菅家

 

このたびは

幣もとりあへず

手向山

紅葉の錦

神のまにまに

かんけ


このたびは

ぬさもとりあえず

たむけやま

もみじのにしき

かみのまにまに



Sugawara no Michizane


On this occasion,

All I can offer for now

Are Mount Tamuke’s

Brocades of red leaves

As a tribute to the gods.

Sugawara no Michizane, (845 - 903), also known as Kan Shojo, or Kanke (meaning ‘the Sugawara family), was a scholar, poet, and politician of the Heian period. The Dazaifu Tenmangu is a shrine built over the grave of Michizane Sugawara venerated by the Japanese throughout the country as the Tenman-Tenjin (the deified spirit of Michizane), or the god of learning, literature or calligraphy.

The  place is also known for its many varieties of plum trees. One tree, known as Tobiume, stands directly to the right of the ‘honden’. Legend has it that after Michizane left Kyoto in exile, he yearned so much for this tree that it was uprooted and brought here.

作者略伝と語釈

Hokusai

By Kikuchi Yosai

Dazaifu Tenmangu - Honden

It is said that Michizane wrote this poem when he accompanied retired emperor Uda on a trip to  the temple on Mount Tamuke, Offering Hill, in Nara (once capital of Japan), and was by etiquette not allowed to present his offerings at the same time as the emperor. This shrine was built in 749. The site was famous for its wonderful autumn foliage. It is generally believed that Tamukeyama  here refers to the Tamukeyama Hachiman Shrine.

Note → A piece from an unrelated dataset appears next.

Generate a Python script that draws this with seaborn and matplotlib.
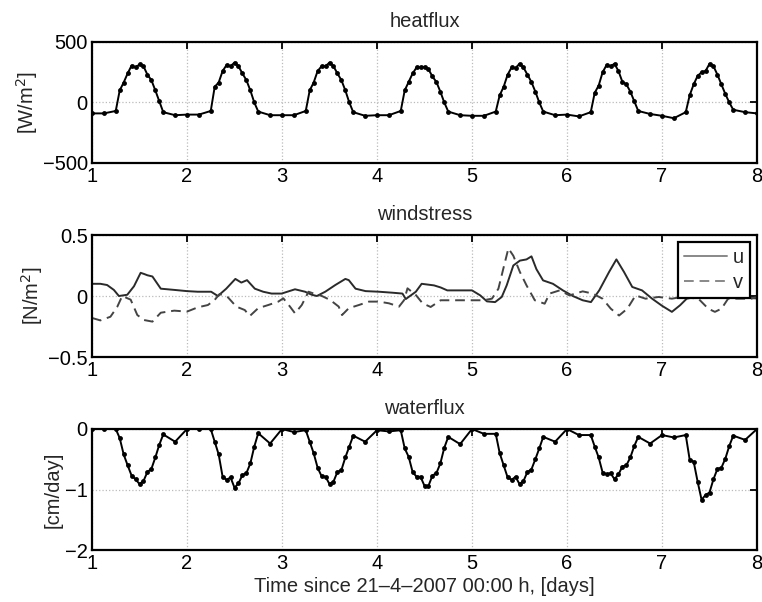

Hokusai shows the brocades on the emperor’s cart. Bernhard Scheid (Österreichische Akademie der Wissenschaften Institut für Kultur- und Geistesgeschichte Asiens) thinks the scene depicted here refers to the oxen that refused to move when carrying the corpse of Michizane at the place that later became Dazaifu Tenmangu.